Conventional loans is a traditional mortgage. Conforming loan refers to the loan limit in your county. For example, the conforming loan limit is for normal areas $453,100 and $679,650 high-cost areas. Government loans are your FHA (insured by United States Department of Housing and Urban Development (HUD) and VA (insured by Veterans Affairs). All FHA loans have Upfront Mortgage Insurance (1.75% of the loan amount) and monthly mortgage insurance (on average it’s about .85% of the loan amount divided by 12) for the life of the loan.
An Automated Underwriting System loan is a loan that passes through an AUS system like Fannie Mae Desktop Originator, Fannie Mae Desktop Underwriter or Loan Product Advisor formerly Loan Prospector. The AUS system gives an underwriting decision and findings. The findings analyzes your credit and financial profile. Even government loans pass-through these systems for an automated underwriting decision. Your loan is still subject to a review by an underwriter, but the chances of your loan closing is very good as long as the information provided is accurate. Depending on your credit and financial profile, the AUS system may give a “Refer/Eligible.” While this is not an AUS approval, you may still qualify for a home loan with a manual underwrite. On a manual underwrite, your loan approval will be reviewed and approved by an underwriter.

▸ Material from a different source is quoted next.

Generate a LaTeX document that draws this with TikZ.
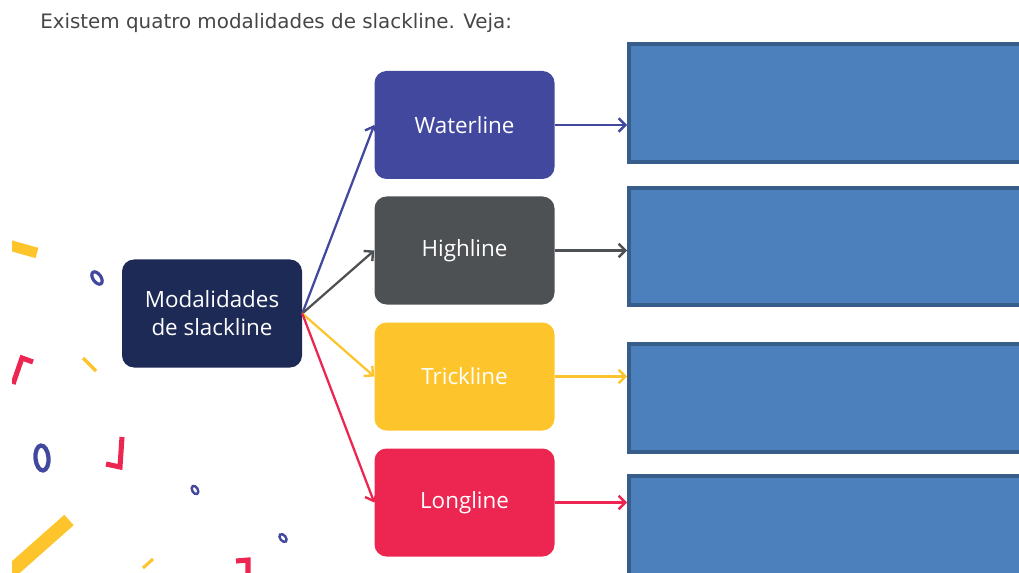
\documentclass[tikz,border=0pt]{standalone}
\usepackage{fontspec}
\usepackage{xcolor}
\usetikzlibrary{arrows.meta,positioning}
\newfontfamily\titlefont{DejaVu Sans}
\newfontfamily\boxfont{Open Sans}
\definecolor{navyblue}{RGB}{29,42,86}
\definecolor{waterblue}{RGB}{67,72,159}
\definecolor{highgray}{RGB}{78,81,84}
\definecolor{trickyellow}{RGB}{253,197,43}
\definecolor{longred}{RGB}{236,37,81}
\definecolor{answerblue}{RGB}{75,128,188}
\definecolor{answerborder}{RGB}{55,94,138}
\definecolor{titlegray}{RGB}{70,70,70}

\begin{document}
\begin{tikzpicture}[x=0.75pt, y=-0.75pt,
  modbox/.style={rectangle, rounded corners=9pt, minimum width=135pt, minimum height=81pt,
    inner sep=0pt, text=white, align=center, font=\boxfont\fontsize{16.8}{21}\selectfont},
  answerbox/.style={rectangle, draw=answerborder, line width=3pt, fill=answerblue,
    anchor=north west, minimum width=302pt, inner sep=0pt},
  link/.style={line width=1.7pt, -{Straight Barb[length=5pt,width=10pt,line width=1.8pt]}},
  bit/.style={line width=#1}]
  \useasboundingbox (0,0) rectangle (1019,573);
  \clip (0,0) rectangle (1019,573);

  % heading
  \node[anchor=base west, inner sep=0pt, text=titlegray, font=\titlefont\fontsize{14.9}{17}\selectfont] (title) at (40,29) {Existem quatro modalidades de slackline. Veja:};

  % confetti
  \begin{scope}
    \clip (12,0) rectangle (330,573);
    \draw[trickyellow, bit=8pt] (5,244) -- (37,253);
    \draw[trickyellow, bit=2.6pt] (83,358) -- (96,371);
    \draw[trickyellow, bit=10.5pt] (-10,590) -- (69,520);
    \draw[trickyellow, bit=2.3pt] (143,568) -- (153,559);
    \draw[longred, bit=3.8pt] (13,384) -- (22,358) -- (33,362);
    \draw[longred, bit=3.8pt] (122,437) -- (120,467) -- (106,464);
    \draw[longred, bit=3.8pt] (236,561) -- (248,560) -- (248,580);
    \draw[waterblue, bit=2.4pt, rotate around={35:(97,278)}] (97,278) ellipse [x radius=4, y radius=7];
    \draw[waterblue, bit=3.2pt, rotate around={5:(42,458)}] (42,458) ellipse [x radius=6.5, y radius=12.5];
    \draw[waterblue, bit=1.8pt, rotate around={30:(195,490)}] (195,490) ellipse [x radius=2.8, y radius=4.5];
    \draw[waterblue, bit=1.8pt, rotate around={40:(283,538)}] (283,538) ellipse [x radius=2.8, y radius=4.5];
  \end{scope}

  % main boxes
  \node[modbox, fill=navyblue] (modal) at (212,313.5) {Modalidades\\de slackline};
  \node[modbox, fill=waterblue] (water) at (464.5,125) {Waterline};
  \node[modbox, fill=highgray] (high) at (464.5,250.5) {Highline};
  \node[modbox, fill=trickyellow] (trick) at (464.5,376.5) {Trickline};
  \node[modbox, fill=longred] (long) at (464.5,502.5) {Longline};

  % empty answer boxes
  \node[answerbox, minimum height=88.5pt] (ans1) at (627,42) {};
  \node[answerbox, minimum height=87.75pt] (ans2) at (627,186) {};
  \node[answerbox, minimum height=81pt] (ans3) at (627,342) {};
  \node[answerbox, minimum height=81pt] (ans4) at (627,474) {};

  \draw[link, waterblue] (modal.east) -- (water.west);
  \draw[link, highgray] (modal.east) -- (high.west);
  \draw[link, trickyellow] (modal.east) -- (trick.west);
  \draw[link, longred] (modal.east) -- (long.west);

  \draw[link, waterblue] (water.east) -- (water.east -| ans1.west);
  \draw[link, highgray] (high.east) -- (high.east -| ans2.west);
  \draw[link, trickyellow] (trick.east) -- (trick.east -| ans3.west);
  \draw[link, longred] (long.east) -- (long.east -| ans4.west);
\end{tikzpicture}
\end{document}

Interest Rates and Locking
Stuff you need to know
We make money when your loan funds with our wholesale investor. We are paid directly by them.
Every mortgage loan has some costs. The closing costs can be offset by a lender credit. A lender credit is given when you select an interest rate that is above the current Par rate.
Interest rates vary from broker to broker, direct lender to direct lender and bank to bank. The market (price of MBS bonds) sets the interest rate baseline. Companies then adjust the rates to make a profit. Each company will mark up the interest based on the overhead and profit desired. Our margins are set the same for every lender we have a relationship with making true comparisons amongst lenders possible.
Some clients lock the same day we review their loan application. You may lock your loan anytime after you have completed your loan application, reviewed your credit and financial documents. There is no fee assessed to lock. We do not need an appraisal to lock.
What to expect
Our entire business model is predicated on speed and efficiency. Our technology allows you to apply online, upload documents and electronically sign disclosures. Our typical transaction can be closed within 3 weeks of a borrower applying and uploading the required documentation. We will keep you updated throughout the entire process.
When you first apply for a loan and upload your documentation it will be sent directly to an underwriter for an initial review. The underwriter will determine your debt to income ratio, review your asset and income and if there is anything additional needed they will issue an approval contingent on returning the requested documentation. A final approval is when all the conditions have been satisfied. Once the file reaches this stage the file can then move to closing.
An escrow account is required on Conventional loans over 80% Loan to Value. An account is also required on FHA and VA loans. For most loans, a fee is not charged to waive escrows. If you decide not to have an escrow account you are responsible for the payment your taxes and your insurance when it is due.
You may cancel or withdraw at any time.